━━ Material provided
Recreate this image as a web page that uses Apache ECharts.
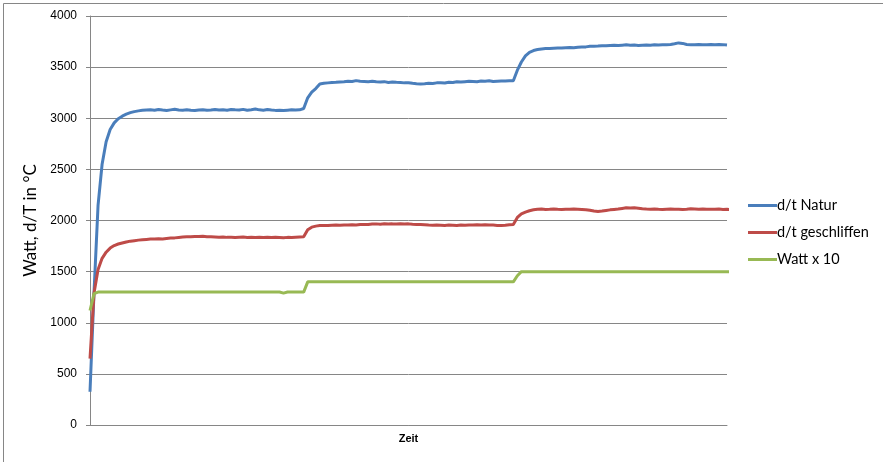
<!DOCTYPE html>
<html>
<head>
<meta charset="utf-8">
<script src="https://cdn.jsdelivr.net/npm/echarts@6/dist/echarts.min.js"></script>
<style>
html,body{margin:0;padding:0;background:#fff;}
#chart{width:883px;height:462px;}
</style>
</head>
<body>
<div id="chart"></div>
<script>
// Series names
const seriesNames = ["d/t Natur", "d/t geschliffen", "Watt x 10"];
// Y axis ticks
const yTicks = [0, 500, 1000, 1500, 2000, 2500, 3000, 3500, 4000];

// d/t Natur (160 samples over time)
const natur = [
  325, 1300, 2150, 2550, 2770, 2890, 2955, 2995, 3020, 3040, 3055, 3065, 3072, 3078,
  3080, 3082, 3078, 3085, 3080, 3076, 3082, 3088, 3080, 3079, 3083, 3078, 3075, 3080, 3084, 3079, 3081, 3086, 3080, 3083,
  3078, 3085, 3082, 3080, 3087, 3079, 3084, 3090, 3082, 3079, 3086, 3081, 3077, 3078, 3075, 3079, 3083, 3080, 3082,
  3095, 3200, 3255, 3290, 3335, 3342, 3346, 3350,
  3352, 3355, 3358, 3362, 3360, 3368, 3362, 3360, 3358, 3362, 3356, 3354, 3358, 3350, 3355, 3352, 3350, 3346, 3348, 3342,
  3338, 3335, 3338, 3342, 3340, 3346, 3348, 3345, 3352, 3350, 3356, 3354, 3358, 3362, 3360, 3358, 3364, 3362, 3366, 3360,
  3363, 3365, 3364, 3366, 3366,
  3470, 3550, 3610, 3645, 3662, 3672, 3678, 3681, 3683, 3685, 3687, 3686, 3690, 3692, 3689, 3694, 3696, 3698, 3704,
  3703, 3706, 3710, 3708, 3712, 3714, 3712, 3715, 3718, 3714, 3716, 3712, 3715, 3717, 3714, 3718, 3716, 3718, 3720, 3722,
  3728, 3737, 3732, 3722, 3720, 3718, 3722, 3720, 3719, 3721, 3718, 3722, 3720, 3716
];

// d/t geschliffen
const geschliffen = [
  650, 1290, 1520, 1630, 1690, 1730, 1755, 1770, 1780, 1790, 1798, 1803, 1808, 1812,
  1815, 1818, 1820, 1822, 1820, 1825, 1828, 1830, 1834, 1838, 1840, 1842, 1844, 1843, 1845, 1842, 1840, 1838, 1836, 1838,
  1835, 1836, 1834, 1836, 1838, 1834, 1835, 1833, 1836, 1834, 1835, 1833, 1836, 1834, 1832, 1835, 1833, 1836, 1838,
  1840, 1910, 1935, 1945, 1950, 1952, 1950, 1954,
  1955, 1953, 1957, 1955, 1958, 1956, 1960, 1962, 1960, 1965, 1967, 1964, 1968, 1966, 1967, 1965, 1968, 1966, 1967, 1964,
  1962, 1960, 1958, 1955, 1953, 1956, 1954, 1952, 1955, 1953, 1950, 1955, 1953, 1957, 1955, 1958, 1956, 1959, 1957, 1955,
  1952, 1950, 1953, 1958, 1962,
  2030, 2065, 2082, 2095, 2105, 2110, 2112, 2108, 2110, 2113, 2110, 2108, 2111, 2109, 2112, 2110, 2108, 2106, 2100, 2092,
  2088, 2092, 2098, 2104, 2108, 2112, 2118, 2124, 2122, 2124, 2120, 2115, 2112, 2110, 2113, 2110, 2108, 2110, 2112, 2109,
  2111, 2108, 2110, 2114, 2112, 2110, 2113, 2109, 2111, 2110, 2112, 2108, 2110, 2106
];

// Watt x 10
const watt = [
  1120, 1285,
  1300, 1300, 1300, 1300, 1300, 1300, 1300, 1300, 1300, 1300, 1300, 1300, 1300, 1300, 1300, 1300, 1300, 1300, 1300, 1300,
  1300, 1300, 1300, 1300, 1300, 1300, 1300, 1300, 1300, 1300, 1300, 1300, 1300, 1300, 1300, 1300, 1300, 1300, 1300, 1300,
  1300, 1300, 1300, 1300, 1300, 1300,
  1290, 1300, 1300, 1300, 1300, 1300,
  1400, 1400, 1400, 1400, 1400, 1400, 1400, 1400, 1400, 1400, 1400, 1400, 1400, 1400, 1400, 1400, 1400, 1400, 1400, 1400,
  1400, 1400, 1400, 1400, 1400, 1400, 1400, 1400, 1400, 1400, 1400, 1400, 1400, 1400, 1400, 1400, 1400, 1400, 1400, 1400,
  1400, 1400, 1400, 1400, 1400, 1400, 1400, 1400, 1400, 1400, 1400, 1400,
  1460,
  1500, 1500, 1500, 1500, 1500, 1500, 1500, 1500, 1500, 1500, 1500, 1500, 1500, 1500, 1500, 1500, 1500, 1500, 1500, 1500,
  1500, 1500, 1500, 1500, 1500, 1500, 1500, 1500, 1500, 1500, 1500, 1500, 1500, 1500, 1500, 1500, 1500, 1500, 1500, 1500,
  1500, 1500, 1500, 1500, 1500, 1500, 1500, 1500, 1500, 1500, 1500, 1500, 1500
];

const categories = natur.map((_, i) => String(i + 1));

const colors = ["#4A7EBB", "#BE4B48", "#98B954"];
const chart = echarts.init(document.getElementById('chart'), null, {renderer: 'canvas'});
const mk = (name, data, color) => ({
  name, type: 'line', data, showSymbol: false, symbol: 'none', smooth: false,
  lineStyle: {color, width: 3}, itemStyle: {color}, animation: false
});
chart.setOption({
  animation: false,
  backgroundColor: '#ffffff',
  grid: {left: 90, right: 156, top: 16, bottom: 37, containLabel: false},
  graphic: [{
    type: 'rect', left: 1, top: 1, silent: true,
    shape: {x: 0, y: 0, width: 880, height: 459},
    style: {fill: 'none', stroke: '#868686', lineWidth: 1}
  }],
  xAxis: {
    type: 'category', data: categories, boundaryGap: false,
    name: 'Zeit', nameLocation: 'middle', nameGap: 8,
    nameTextStyle: {fontFamily: 'Liberation Sans', fontSize: 11, fontWeight: 'bold', color: '#000'},
    axisLine: {lineStyle: {color: '#868686', width: 1}},
    axisTick: {show: false}, axisLabel: {show: false}, splitLine: {show: false}
  },
  yAxis: {
    type: 'value', min: yTicks[0], max: yTicks[yTicks.length - 1], interval: 500,
    name: 'Watt, d/T in °C', nameLocation: 'middle', nameGap: 50, nameRotate: 90,
    nameTextStyle: {fontFamily: 'Lato', fontSize: 17, color: '#000'},
    axisLine: {show: true, lineStyle: {color: '#868686', width: 1}},
    axisTick: {show: true, length: 4, lineStyle: {color: '#868686'}},
    axisLabel: {fontFamily: 'Liberation Sans', fontSize: 12, color: '#000', margin: 13,
      formatter: v => String(v)},
    splitLine: {lineStyle: {color: '#868686', width: 1}}
  },
  legend: {
    orient: 'vertical', left: 743, top: 193,
    data: seriesNames, icon: 'rect', itemWidth: 29, itemHeight: 3, itemGap: 12,
    textStyle: {fontFamily: 'Lato', fontSize: 14.5, color: '#000', padding: [0, 0, 0, -5]}
  },
  series: [
    mk(seriesNames[0], natur, colors[0]),
    mk(seriesNames[1], geschliffen, colors[1]),
    mk(seriesNames[2], watt, colors[2])
  ]
});
</script>
</body>
</html>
━━━━
▸ **What you are asked to do**: Quote the material exactly. Pictures stay out.

▸ **Solution to this exercise**:
Recreate this image as a web page that uses Apache ECharts.
<!DOCTYPE html>
<html>
<head>
<meta charset="utf-8">
<script src="https://cdn.jsdelivr.net/npm/echarts@6/dist/echarts.min.js"></script>
<style>
html,body{margin:0;padding:0;background:#fff;}
#chart{width:883px;height:462px;}
</style>
</head>
<body>
<div id="chart"></div>
<script>
// Series names
const seriesNames = ["d/t Natur", "d/t geschliffen", "Watt x 10"];
// Y axis ticks
const yTicks = [0, 500, 1000, 1500, 2000, 2500, 3000, 3500, 4000];

// d/t Natur (160 samples over time)
const natur = [
  325, 1300, 2150, 2550, 2770, 2890, 2955, 2995, 3020, 3040, 3055, 3065, 3072, 3078,
  3080, 3082, 3078, 3085, 3080, 3076, 3082, 3088, 3080, 3079, 3083, 3078, 3075, 3080, 3084, 3079, 3081, 3086, 3080, 3083,
  3078, 3085, 3082, 3080, 3087, 3079, 3084, 3090, 3082, 3079, 3086, 3081, 3077, 3078, 3075, 3079, 3083, 3080, 3082,
  3095, 3200, 3255, 3290, 3335, 3342, 3346, 3350,
  3352, 3355, 3358, 3362, 3360, 3368, 3362, 3360, 3358, 3362, 3356, 3354, 3358, 3350, 3355, 3352, 3350, 3346, 3348, 3342,
  3338, 3335, 3338, 3342, 3340, 3346, 3348, 3345, 3352, 3350, 3356, 3354, 3358, 3362, 3360, 3358, 3364, 3362, 3366, 3360,
  3363, 3365, 3364, 3366, 3366,
  3470, 3550, 3610, 3645, 3662, 3672, 3678, 3681, 3683, 3685, 3687, 3686, 3690, 3692, 3689, 3694, 3696, 3698, 3704,
  3703, 3706, 3710, 3708, 3712, 3714, 3712, 3715, 3718, 3714, 3716, 3712, 3715, 3717, 3714, 3718, 3716, 3718, 3720, 3722,
  3728, 3737, 3732, 3722, 3720, 3718, 3722, 3720, 3719, 3721, 3718, 3722, 3720, 3716
];

// d/t geschliffen
const geschliffen = [
  650, 1290, 1520, 1630, 1690, 1730, 1755, 1770, 1780, 1790, 1798, 1803, 1808, 1812,
  1815, 1818, 1820, 1822, 1820, 1825, 1828, 1830, 1834, 1838, 1840, 1842, 1844, 1843, 1845, 1842, 1840, 1838, 1836, 1838,
  1835, 1836, 1834, 1836, 1838, 1834, 1835, 1833, 1836, 1834, 1835, 1833, 1836, 1834, 1832, 1835, 1833, 1836, 1838,
  1840, 1910, 1935, 1945, 1950, 1952, 1950, 1954,
  1955, 1953, 1957, 1955, 1958, 1956, 1960, 1962, 1960, 1965, 1967, 1964, 1968, 1966, 1967, 1965, 1968, 1966, 1967, 1964,
  1962, 1960, 1958, 1955, 1953, 1956, 1954, 1952, 1955, 1953, 1950, 1955, 1953, 1957, 1955, 1958, 1956, 1959, 1957, 1955,
  1952, 1950, 1953, 1958, 1962,
  2030, 2065, 2082, 2095, 2105, 2110, 2112, 2108, 2110, 2113, 2110, 2108, 2111, 2109, 2112, 2110, 2108, 2106, 2100, 2092,
  2088, 2092, 2098, 2104, 2108, 2112, 2118, 2124, 2122, 2124, 2120, 2115, 2112, 2110, 2113, 2110, 2108, 2110, 2112, 2109,
  2111, 2108, 2110, 2114, 2112, 2110, 2113, 2109, 2111, 2110, 2112, 2108, 2110, 2106
];

// Watt x 10
const watt = [
  1120, 1285,
  1300, 1300, 1300, 1300, 1300, 1300, 1300, 1300, 1300, 1300, 1300, 1300, 1300, 1300, 1300, 1300, 1300, 1300, 1300, 1300,
  1300, 1300, 1300, 1300, 1300, 1300, 1300, 1300, 1300, 1300, 1300, 1300, 1300, 1300, 1300, 1300, 1300, 1300, 1300, 1300,
  1300, 1300, 1300, 1300, 1300, 1300,
  1290, 1300, 1300, 1300, 1300, 1300,
  1400, 1400, 1400, 1400, 1400, 1400, 1400, 1400, 1400, 1400, 1400, 1400, 1400, 1400, 1400, 1400, 1400, 1400, 1400, 1400,
  1400, 1400, 1400, 1400, 1400, 1400, 1400, 1400, 1400, 1400, 1400, 1400, 1400, 1400, 1400, 1400, 1400, 1400, 1400, 1400,
  1400, 1400, 1400, 1400, 1400, 1400, 1400, 1400, 1400, 1400, 1400, 1400,
  1460,
  1500, 1500, 1500, 1500, 1500, 1500, 1500, 1500, 1500, 1500, 1500, 1500, 1500, 1500, 1500, 1500, 1500, 1500, 1500, 1500,
  1500, 1500, 1500, 1500, 1500, 1500, 1500, 1500, 1500, 1500, 1500, 1500, 1500, 1500, 1500, 1500, 1500, 1500, 1500, 1500,
  1500, 1500, 1500, 1500, 1500, 1500, 1500, 1500, 1500, 1500, 1500, 1500, 1500
];

const categories = natur.map((_, i) => String(i + 1));

const colors = ["#4A7EBB", "#BE4B48", "#98B954"];
const chart = echarts.init(document.getElementById('chart'), null, {renderer: 'canvas'});
const mk = (name, data, color) => ({
  name, type: 'line', data, showSymbol: false, symbol: 'none', smooth: false,
  lineStyle: {color, width: 3}, itemStyle: {color}, animation: false
});
chart.setOption({
  animation: false,
  backgroundColor: '#ffffff',
  grid: {left: 90, right: 156, top: 16, bottom: 37, containLabel: false},
  graphic: [{
    type: 'rect', left: 1, top: 1, silent: true,
    shape: {x: 0, y: 0, width: 880, height: 459},
    style: {fill: 'none', stroke: '#868686', lineWidth: 1}
  }],
  xAxis: {
    type: 'category', data: categories, boundaryGap: false,
    name: 'Zeit', nameLocation: 'middle', nameGap: 8,
    nameTextStyle: {fontFamily: 'Liberation Sans', fontSize: 11, fontWeight: 'bold', color: '#000'},
    axisLine: {lineStyle: {color: '#868686', width: 1}},
    axisTick: {show: false}, axisLabel: {show: false}, splitLine: {show: false}
  },
  yAxis: {
    type: 'value', min: yTicks[0], max: yTicks[yTicks.length - 1], interval: 500,
    name: 'Watt, d/T in °C', nameLocation: 'middle', nameGap: 50, nameRotate: 90,
    nameTextStyle: {fontFamily: 'Lato', fontSize: 17, color: '#000'},
    axisLine: {show: true, lineStyle: {color: '#868686', width: 1}},
    axisTick: {show: true, length: 4, lineStyle: {color: '#868686'}},
    axisLabel: {fontFamily: 'Liberation Sans', fontSize: 12, color: '#000', margin: 13,
      formatter: v => String(v)},
    splitLine: {lineStyle: {color: '#868686', width: 1}}
  },
  legend: {
    orient: 'vertical', left: 743, top: 193,
    data: seriesNames, icon: 'rect', itemWidth: 29, itemHeight: 3, itemGap: 12,
    textStyle: {fontFamily: 'Lato', fontSize: 14.5, color: '#000', padding: [0, 0, 0, -5]}
  },
  series: [
    mk(seriesNames[0], natur, colors[0]),
    mk(seriesNames[1], geschliffen, colors[1]),
    mk(seriesNames[2], watt, colors[2])
  ]
});
</script>
</body>
</html>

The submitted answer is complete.